In My Meditation Today: I noticed how a part of me was forever seeking validation from the outside – from my spouse, my children, my co-workers, – wanting assurances from them that I was ok – that I was worthy of being loved and admired. I decided to turn that search for validation inward and validate myself every time I noticed myself looking outward. I am more than OK, I am an amazing human being, and I deserve not only to be loved, but I deserve to be cherished. Most importantly – I do not need anyone else to do it for me.
The Grand Story of the Divine Mother is told in three parts. Each part describes a battle between good and evil and most often the story is interpreted as the forces of good and evil external to us. A more useful interpretation for me, however, is that it represents the battle between my basest instincts and my highest potential. The battles are bloody and gory because the fight to live always expressing your highest potential is hard, ugly and metaphorically bloody and gory.
In the fifth chapter of the Grand Story of the Divine Mother, the Devas find themselves in a familiar situation. The demons Shumbha and Nishumbha and their armies have taken over their kingdoms and driven the demi-gods out. Dispossessed and desperate the Gods remember the Divine Mother’s promise to respond to any entreaty for help in their time of need, and they travel to the foothills of the Himalayas to pray to her. The hymn that the Devas recite to ask for Devi’s help is one of the most significant sections of the myth for me. It is the most explicit description of the presence of the Devi in all that we see and experience in the world.
You are sleep and awareness; hunger, and thirst; shadow and light; abundance and misery; intelligence and the confusion that causes errors; power and humility. You are everything that is manifest physically, emotionally and spiritually they say.

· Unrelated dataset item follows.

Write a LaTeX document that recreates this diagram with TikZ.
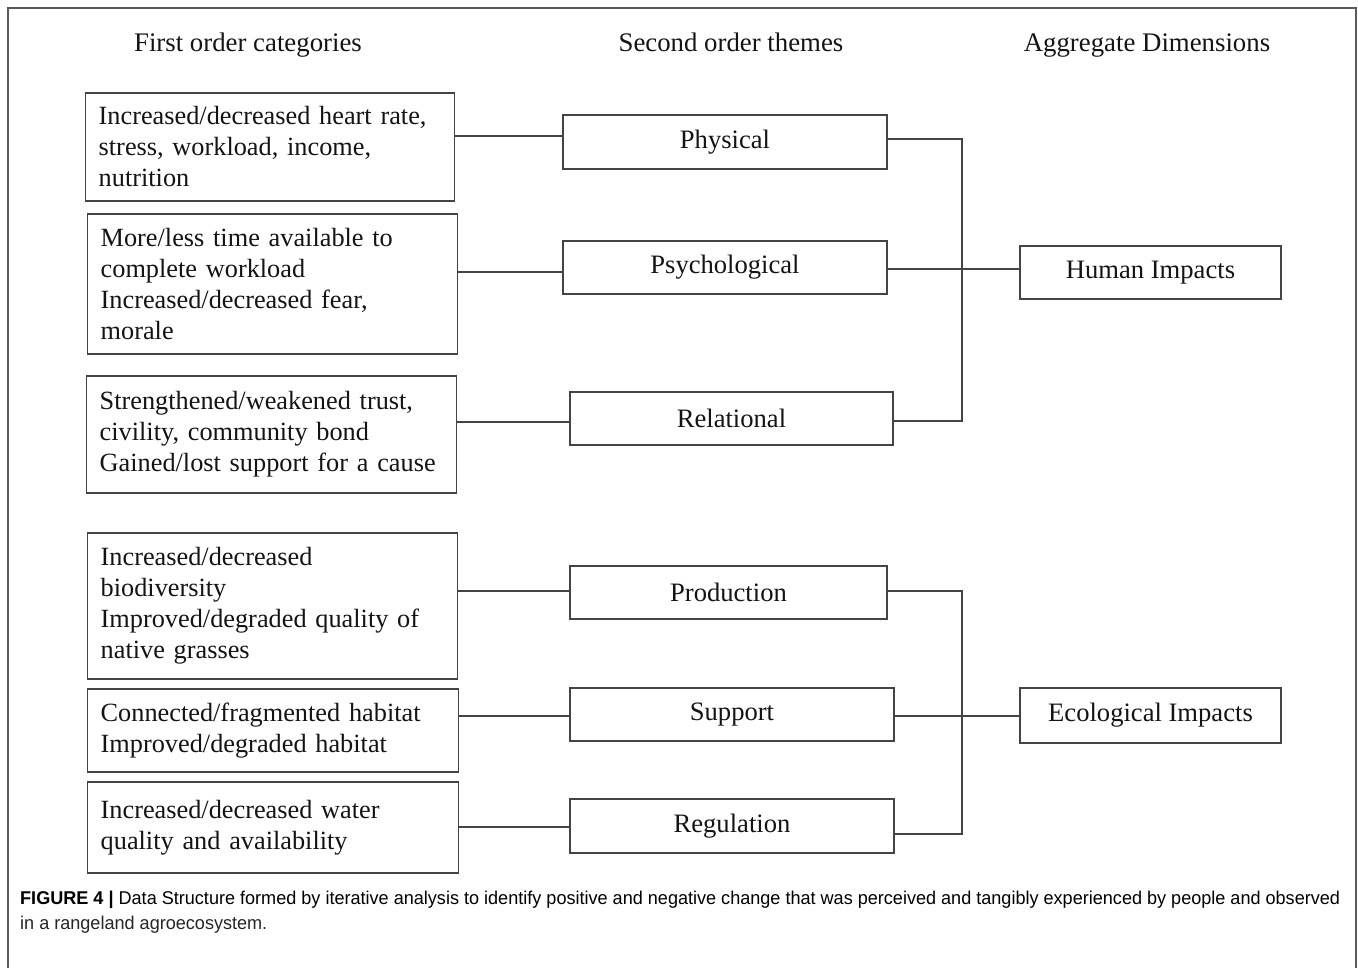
\documentclass[tikz,border=0pt]{standalone}
\usepackage{fontspec}
\usepackage{graphicx}
\setmainfont{Liberation Serif}
\newfontfamily\capfont{Liberation Sans}
\definecolor{linegray}{HTML}{444444}
\definecolor{framegray}{HTML}{5A5A5A}
\definecolor{txt}{HTML}{141414}
\definecolor{captxt}{HTML}{262626}
\newsavebox\capboxA
\tikzset{
  conn/.style={draw=linegray, line width=1.4pt},
  catbox/.style={draw=linegray, line width=1.4pt, rectangle, anchor=west, inner xsep=13pt, inner ysep=0pt,
    align=left, text=txt, font=\fontsize{26.3pt}{31pt}\selectfont},
  thbox/.style={draw=linegray, line width=1.4pt, rectangle, inner sep=0pt, text=txt,
    font=\fontsize{26.6pt}{31pt}\selectfont},
  head/.style={inner sep=0pt, anchor=base, text=txt, font=\fontsize{26.8pt}{31pt}\selectfont},
}
\begin{document}
\sbox\capboxA{\capfont\fontsize{18.5pt}{22pt}\selectfont\textbf{FIGURE 4 |} Data Structure formed by iterative analysis to identify positive and negative change that was perceived and tangibly experienced by people and observed}%
\pgfmathsetmacro\capscale{1320/\wd\capboxA}%
\begin{tikzpicture}[x=1pt, y=-1pt]
\useasboundingbox (0,0) rectangle (1358,968);
\fill[white] (0,0) rectangle (1358,968);
% outer frame
\draw[framegray, line width=1.5pt] (8,975) -- (8,8) -- (1356,8) -- (1356,975);

% headers
\node[head] (h1) at (248,52) {First order categories};
\node[head] (h2) at (731,52) {Second order themes};
\node[head] (h3) at (1147,52) {Aggregate Dimensions};

% first order categories
\node[catbox, text width=343pt, minimum height=108pt] (f1) at (85,147)
  {Increased/decreased heart rate,\\stress, workload, income,\\nutrition};
\node[catbox, text width=344pt, minimum height=140pt] (f2) at (87,284)
  {More/less time available to\\complete workload\\Increased/decreased fear,\\morale};
\node[catbox, text width=344pt, minimum height=117pt] (f3) at (86,434.5)
  {Strengthened/weakened trust,\\civility, community bond\\Gained/lost support for a cause};
\node[catbox, text width=344pt, minimum height=146pt] (f4) at (87,606)
  {Increased/decreased\\biodiversity\\Improved/degraded quality of\\native grasses};
\node[catbox, text width=345pt, minimum height=83pt] (f5) at (87,730.5)
  {Connected/fragmented habitat\\Improved/degraded habitat};
\node[catbox, text width=345pt, minimum height=91pt] (f6) at (87,827.5)
  {Increased/decreased water\\quality and availability};

% second order themes
\node[thbox, minimum width=324pt, minimum height=54pt] (phys) at (725,142) {Physical};
\node[thbox, minimum width=324pt, minimum height=53pt] (psych) at (725,267.5) {Psychological};
\node[thbox, minimum width=323pt, minimum height=53pt] (rel) at (731.5,418.5) {Relational};
\node[thbox, minimum width=317pt, minimum height=53pt] (prod) at (728.5,592.5) {Production};
\node[thbox, minimum width=324pt, minimum height=53pt] (supp) at (732,714.5) {Support};
\node[thbox, minimum width=324pt, minimum height=54pt] (reg) at (732,826) {Regulation};

% aggregate dimensions
\node[thbox, minimum width=261pt, minimum height=53pt] (human) at (1150.5,272.5) {Human Impacts};
\node[thbox, minimum width=261pt, minimum height=55pt] (eco) at (1150.5,715.5) {Ecological Impacts};

% bus coordinates
\coordinate (hb) at (962,0);

% first -> second order connectors
\draw[conn] ([yshift=6pt]phys.west) -- ([yshift=6pt]phys.west -| f1.east);
\draw[conn] ([yshift=-4.5pt]psych.west) -- ([yshift=-4.5pt]psych.west -| f2.east);
\draw[conn] ([yshift=-3.5pt]rel.west) -- ([yshift=-3.5pt]rel.west -| f3.east);
\draw[conn] ([yshift=1.5pt]prod.west) -- ([yshift=1.5pt]prod.west -| f4.east);
\draw[conn] ([yshift=-1.5pt]supp.west) -- ([yshift=-1.5pt]supp.west -| f5.east);
\draw[conn] ([yshift=-1pt]reg.west) -- ([yshift=-1pt]reg.west -| f6.east);

% second order -> aggregate
\draw[conn] ([yshift=3pt]phys.east) -| ([yshift=-2.5pt]rel.east -| hb) -- ([yshift=-2.5pt]rel.east);
\draw[conn] ([yshift=-1.5pt]psych.east) -- ([yshift=-1.5pt]psych.east -| human.west);
\draw[conn] ([yshift=1.5pt]prod.east) -| ([yshift=-8pt]reg.east -| hb) -- ([yshift=-8pt]reg.east);
\draw[conn] ([yshift=-1.5pt]supp.east) -- ([yshift=-1.5pt]supp.east -| eco.west);

% caption
\node[anchor=base west, inner sep=0pt, text=captxt] (cap1) at (20,904)
  {\scalebox{\capscale}[1]{\usebox\capboxA}};
\node[anchor=base west, inner sep=0pt, text=captxt] (cap2) at (20,929)
  {\scalebox{\capscale}[1]{\capfont\fontsize{18.5pt}{22pt}\selectfont in a rangeland agroecosystem.}};
\end{tikzpicture}
\end{document}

As the Devas finish praising the Goddess, she appears in front of them and reassures them that she will take care of Shumbha and Nishumbha. She sets up residence in the foothills of the Himalayas. Her radiance and beauty are irresistible, and Chanda & Munda – Shumbha & Nishumbha’s servants who are passing by are dazzled by her beauty. They go and tell their Masters about this most beautiful example of womanhood and urge Shumbha and Nishumbha to add her to their collection of superlative objects. Intrigued by the description of this unsurpassed beauty, the demon kings send a messenger to invite Devi to their kingdom to marry one of them. Sugriva, the messenger, approaches the Devi. He starts off with a description of his Master’s wealth and prowess and ends his message with the invitation from Shumbha to marry one of the kings.
Devi responds “ Everything you say about Shumbha and his brother is true but I am afraid I cannot accept the invitation yet. You see, in my youthful foolishness, I promised that I would only marry a man who can defeat me in battle. So before I can marry either Shumbha or Nishumbha, they will have to face me in battle.”

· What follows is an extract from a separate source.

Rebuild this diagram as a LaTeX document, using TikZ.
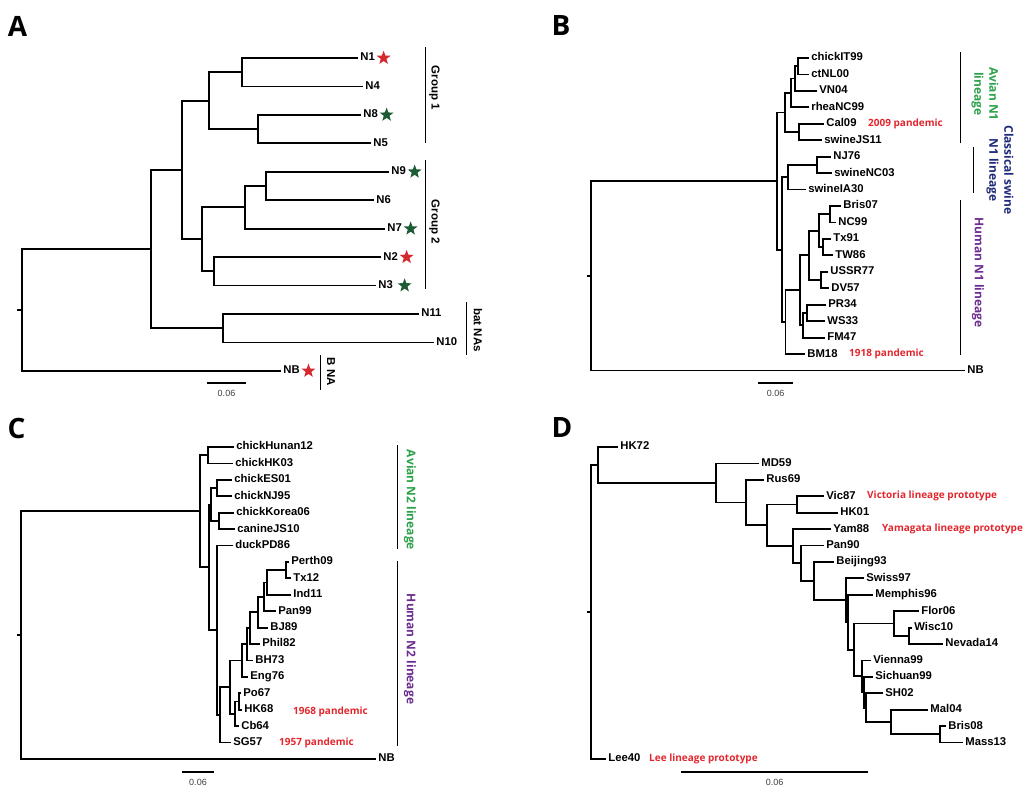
\documentclass[tikz,border=0pt]{standalone}
\usepackage{fontspec}
\setmainfont{Liberation Sans}
\newfontfamily\osans{Open Sans}
\usepackage{tikz}
\usetikzlibrary{positioning,shapes.geometric}
\definecolor{pandemicred}{HTML}{E3262D}
\definecolor{starred}{HTML}{D42A2F}
\definecolor{stargreen}{HTML}{1D5B35}
\definecolor{aviangreen}{HTML}{2BA14A}
\definecolor{swinenavy}{HTML}{1E2A78}
\definecolor{humanpurple}{HTML}{6C2D91}
% leaf: start x, end x, row, label
\newcommand{\leaf}[4]{\draw[br] (#1,#3) -- (#2,#3) node[lf] (\tpfx#4) {#4};}
% clade: parent x, node x, first row, last row
\newcommand{\clade}[4]{\draw[br] (#1,{(#3+#4)/2}) -- (#2,{(#3+#4)/2}) (#2,#3) -- (#2,#4);}
\def\tpfx{a-}

\begin{document}
\begin{tikzpicture}[x=1pt, y=-1pt,
  br/.style={line width=1.8pt, line cap=rect},
  lf/.style={anchor=west, inner xsep=2.5pt, inner ysep=0pt, text height=8.2pt, text depth=2.4pt,
    font=\bfseries\fontsize{11.3}{13}\selectfont},
  pand/.style={anchor=west, inner sep=0pt, text height=7.5pt, text depth=2.2pt, text=pandemicred,
    font=\osans\bfseries\fontsize{10}{12}\selectfont},
  rstar/.style={star, star points=5, star point ratio=2.4, minimum size=14.5pt, inner sep=0pt, fill=starred},
  gstar/.style={rstar, fill=stargreen},
  lbar/.style={line width=1pt},
  grp/.style={rotate=-90, inner sep=0pt, font=\bfseries\fontsize{11.5}{13}\selectfont},
  lin/.style={rotate=-90, inner sep=0pt, align=center, font=\osans\bfseries\fontsize{12}{15}\selectfont},
  sbar/.style={line width=1.4pt},
  scl/.style={inner sep=0pt, text=black!75, font=\fontsize{9}{10}\selectfont},
  plet/.style={inner sep=0pt, font=\osans\bfseries\fontsize{28}{30}\selectfont}]
\useasboundingbox (0,0) rectangle (1024,799);

% Panel letters
\node[plet] (lA) at (17.5,26) {A};
\node[plet] (lB) at (561,26) {B};
\node[plet] (lC) at (16.5,428) {C};
\node[plet] (lD) at (562,428) {D};

% ---------- A ----------
\begin{scope}[yshift=-58pt, y=-28.45pt]
  \def\tpfx{a-}
  \leaf{242}{357}{0}{N1}
  \leaf{242}{362}{1}{N4}
  \leaf{258}{360}{2}{N8}
  \leaf{258}{370}{3}{N5}
  \leaf{266}{388}{4}{N9}
  \leaf{266}{373}{5}{N6}
  \leaf{245}{384}{6}{N7}
  \leaf{214}{380}{7}{N2}
  \leaf{214}{375}{8}{N3}
  \leaf{223}{418}{9}{N11}
  \leaf{223}{433}{10}{N10}
  \leaf{22}{280}{11}{NB}
  \clade{209}{242}{0}{1}
  \clade{209}{258}{2}{3}
  \clade{182}{209}{0.5}{2.5}
  \clade{245}{266}{4}{5}
  \clade{202}{245}{4.5}{6}
  \clade{202}{214}{7}{8}
  \clade{182}{202}{5.25}{7.5}
  \clade{151}{182}{1.5}{6.375}
  \clade{151}{223}{9}{10}
  \clade{22}{151}{3.9375}{9.5}
  \clade{18}{22}{6.71875}{11}
\end{scope}
\node[rstar, right=1pt of a-N1] (sN1) {};
\node[gstar, right=1pt of a-N8] (sN8) {};
\node[gstar, right=1pt of a-N9] (sN9) {};
\node[gstar, right=1pt of a-N7] (sN7) {};
\node[rstar, right=1pt of a-N2] (sN2) {};
\node[gstar, right=4pt of a-N3] (sN3) {};
\node[rstar, right=1pt of a-NB] (sNB) {};
\draw[lbar] (425,47) -- (425,143);
\draw[lbar] (425,160) -- (425,289);
\draw[lbar] (466,302) -- (466,355);
\draw[lbar] (320,355) -- (320,390);
\node[grp] (g1) at (434.5,88) {Group 1};
\node[grp] (g2) at (434.5,222) {Group 2};
\node[grp] (bat) at (478,330) {bat NAs};
\node[grp] (bna) at (331,372) {B NA};
\draw[sbar] (207,383) -- (246,383);
\node[scl] (sa) at (226.5,393) {0.06};

% ---------- B ----------
\begin{scope}[yshift=-58pt, y=-16.45pt]
  \def\tpfx{b-}
  \leaf{798}{808}{0}{chickIT99}
  \leaf{798}{808}{1}{ctNL00}
  \leaf{795}{816}{2}{VN04}
  \leaf{791}{808}{3}{rheaNC99}
  \leaf{799}{823}{4}{Cal09}
  \leaf{799}{821}{5}{swineJS11}
  \leaf{817}{830}{6}{NJ76}
  \leaf{817}{831}{7}{swineNC03}
  \leaf{788}{805}{8}{swineIA30}
  \leaf{830}{840}{9}{Bris07}
  \leaf{830}{835}{10}{NC99}
  \leaf{823}{830}{11}{Tx91}
  \leaf{823}{832}{12}{TW86}
  \leaf{821}{827}{13}{USSR77}
  \leaf{821}{828}{14}{DV57}
  \leaf{807}{825}{15}{PR34}
  \leaf{807}{824}{16}{WS33}
  \leaf{803}{824}{17}{FM47}
  \leaf{785.5}{804}{18}{BM18}
  \leaf{591}{964}{19}{NB}
  \clade{795}{798}{0}{1}
  \clade{791}{795}{0.5}{2}
  \clade{785}{791}{1.25}{3}
  \clade{785}{799}{4}{5}
  \clade{777}{785}{2.125}{4.5}
  \clade{788}{817}{6}{7}
  \clade{782}{788}{6.5}{8}
  \clade{819}{830}{9}{10}
  \clade{819}{823}{11}{12}
  \clade{809}{819}{9.5}{11.5}
  \clade{809}{821}{13}{14}
  \clade{800}{809}{10.5}{13.5}
  \clade{803}{807}{15}{16}
  \clade{800}{803}{15.5}{17}
  \clade{785.5}{800}{12}{16.25}
  \clade{782}{785.5}{14.125}{18}
  \clade{777}{782}{7.25}{16.0625}
  \clade{591}{777}{3.3125}{11.65625}
  \clade{588}{591}{7.484375}{19}
  \node[pand] (p2009) at (868,4) {2009 pandemic};
  \node[pand] (p1918) at (849,18) {1918 pandemic};
\end{scope}
\draw[lbar] (960,52) -- (960,143);
\draw[lbar] (973,147) -- (973,193);
\draw[lbar] (960,200) -- (960,355);
\node[lin, text=aviangreen] (avn1) at (985,94) {Avian N1\\lineage};
\node[lin, text=swinenavy] (csn1) at (1000,170) {Classical swine\\N1 lineage};
\node[lin, text=humanpurple] (hun1) at (978,272.5) {Human N1 lineage};
\draw[sbar] (758,383) -- (793,383);
\node[scl] (sb) at (775.5,393) {0.06};

% ---------- C ----------
\begin{scope}[yshift=-447pt, y=-16.42pt]
  \def\tpfx{c-}
  \leaf{208}{233}{0}{chickHunan12}
  \leaf{208}{232}{1}{chickHK03}
  \leaf{217}{231}{2}{chickES01}
  \leaf{217}{231}{3}{chickNJ95}
  \leaf{219}{233}{4}{chickKorea06}
  \leaf{219}{234}{5}{canineJS10}
  \leaf{217}{232}{6}{duckPD86}
  \leaf{286}{288}{7}{Perth09}
  \leaf{286}{290}{8}{Tx12}
  \leaf{267}{290}{9}{Ind11}
  \leaf{264}{275}{10}{Pan99}
  \leaf{258}{267}{11}{BJ89}
  \leaf{250}{259}{12}{Phil82}
  \leaf{247}{252}{13}{BH73}
  \leaf{242}{247}{14}{Eng76}
  \leaf{239}{240}{15}{Po67}
  \leaf{239}{241}{16}{HK68}
  \leaf{235}{238}{17}{Cb64}
  \leaf{220}{230}{18}{SG57}
  \leaf{21}{375}{19}{NB}
  \clade{200}{208}{0}{1}
  \clade{211}{217}{2}{3}
  \clade{211}{219}{4}{5}
  \clade{209}{211}{2.5}{4.5}
  \clade{267}{286}{7}{8}
  \clade{264}{267}{7.5}{9}
  \clade{258}{264}{8.25}{10}
  \clade{250}{258}{9.125}{11}
  \clade{247}{250}{10.0625}{12}
  \clade{242}{247}{11.03125}{13}
  \clade{230}{242}{12.015625}{14}
  \clade{235}{239}{15}{16}
  \clade{230}{235}{15.5}{17}
  \clade{220}{230}{13.0078125}{16.25}
  \clade{217}{220}{14.62890625}{18}
  \clade{209}{217}{6}{16.314453125}
  \clade{200}{209}{3.5}{11.1572265625}
  \clade{21}{200}{0.5}{7.32861328125}
  \clade{18}{21}{3.914306640625}{19}
  \node[pand] (p1968) at (293,16.1) {1968 pandemic};
  \node[pand] (p1957) at (279,18) {1957 pandemic};
\end{scope}
\draw[lbar] (397,445) -- (397,549);
\draw[lbar] (397,561) -- (397,746);
\node[lin, text=aviangreen] (avn2) at (410,500) {Avian N2 lineage};
\node[lin, text=humanpurple] (hun2) at (410,649) {Human N2 lineage};
\draw[sbar] (182,772) -- (214,772);
\node[scl] (sc) at (198,782) {0.06};

% ---------- D ----------
\begin{scope}[yshift=-447pt, y=-16.42pt]
  \def\tpfx{d-}
  \leaf{598}{617}{0}{HK72}
  \leaf{716}{758}{1}{MD59}
  \leaf{746}{763}{2}{Rus69}
  \leaf{797}{823}{3}{Vic87}
  \leaf{797}{837}{4}{HK01}
  \leaf{793}{830}{5}{Yam88}
  \leaf{801}{823}{6}{Pan90}
  \leaf{814}{833}{7}{Beijing93}
  \leaf{846}{863}{8}{Swiss97}
  \leaf{848}{872}{9}{Memphis96}
  \leaf{894}{918}{10}{Flor06}
  \leaf{909}{911}{11}{Wisc10}
  \leaf{909}{942}{12}{Nevada14}
  \leaf{862}{870}{13}{Vienna99}
  \leaf{864}{872}{14}{Sichuan99}
  \leaf{866}{882}{15}{SH02}
  \leaf{891}{927}{16}{Mal04}
  \leaf{940}{945}{17}{Bris08}
  \leaf{940}{962}{18}{Mass13}
  \leaf{591}{605}{19}{Lee40}
  \clade{891}{940}{17}{18}
  \clade{866}{891}{16}{17.5}
  \clade{864}{866}{15}{16.75}
  \clade{862}{864}{14}{15.875}
  \clade{854}{862}{13}{14.9375}
  \clade{894}{909}{11}{12}
  \clade{854}{894}{10}{11.5}
  \clade{848}{854}{10.75}{13.96875}
  \clade{846}{848}{9}{12.359375}
  \clade{814}{846}{8}{10.6796875}
  \clade{801}{814}{7}{9.33984375}
  \clade{793}{801}{6}{8.169921875}
  \clade{767}{793}{5}{7.0849609375}
  \clade{767}{797}{3}{4}
  \clade{746}{767}{3.5}{6.04248046875}
  \clade{716}{746}{2}{4.771240234375}
  \clade{598}{716}{1}{3.3856201171875}
  \clade{591}{598}{0}{2.19281005859375}
  \clade{588}{591}{1.096405029296875}{19}
  \node[pand] (pvic) at (867,3) {Victoria lineage prototype};
  \node[pand] (pyam) at (882,5) {Yamagata lineage prototype};
  \node[pand] (plee) at (649,19) {Lee lineage prototype};
\end{scope}
\draw[sbar] (681,772) -- (868,772);
\node[scl] (sd) at (774.5,782) {0.06};
\end{tikzpicture}
\end{document}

Astounded by the temerity of a “mere woman” challenging his masters to battle, let alone suggesting that they might lose to her, Sugriva threatens to drag Devi off by her hair. Unperturbed, Devi reiterates the fact that she cannot break her vow. Anyone who wants to marry her must defeat her in battle. The chapter ends with Sugriva stomping off in a rage after uttering several threats to Devi.
I LOVE this part of the myth at so many levels. In the first place, there is the reiteration of truth that the Divine Mother manifests as all of our experiences. There is thus no experience or emotion in life that is to be pushed away or rejected as inferior or bad, Therefore my developing concept of “Radical Self-Acceptance.”
Then, there is a clear demonstration of the objectification of women in Chanda & Munda’s description of the most beautiful woman in the three worlds.
Finally, there is the perfect response to the objectification in the delicious conversation between Sugriva & Devi – an excellent example of a woman who is so confident about her worth and herself that she had no qualms in clearly stating the price for winning her over. This depiction of a female protagonist is one of the many reasons I fell in love with the Grand Story of the Divine Mother. In so many ways it is the complete antithesis of the myths that most young Indian girls grow up hearing and being encouraged to emulate. The heroine in Ramayana – the mythological character most often cited as the role model for a Hindu wife, is shy, docile, needy and completely powerless. Her biggest virtue is her chastity and loyalty to her husband. She is a safe and non-threatening role model. Even though she is an incarnation of the Goddess Lakshmi, she is never depicted as a woman who wields the power of the Goddess. Small wonder then that it is Seeta who is held up in Hindu households as the ideal wife. It is a model that will not upset the status quo and will allow the patriarchy to go unchecked.
On the other hand, the heroine of this myth is powerful, purposeful and focused. Devi knows her value; she understands her power; she is clear about her purpose and never wavers from it. She does not look to the outside world for validation; she does not need it; she is complete in herself.
After years of unconsciously seeking to be a Seeta, I know that I am well on the way to becoming a Durga when I begin to understand that I am an amazing human being, and that I deserve not only to be loved but to be cherished. It is especially clear when I know that I do not need anyone else to do it for me.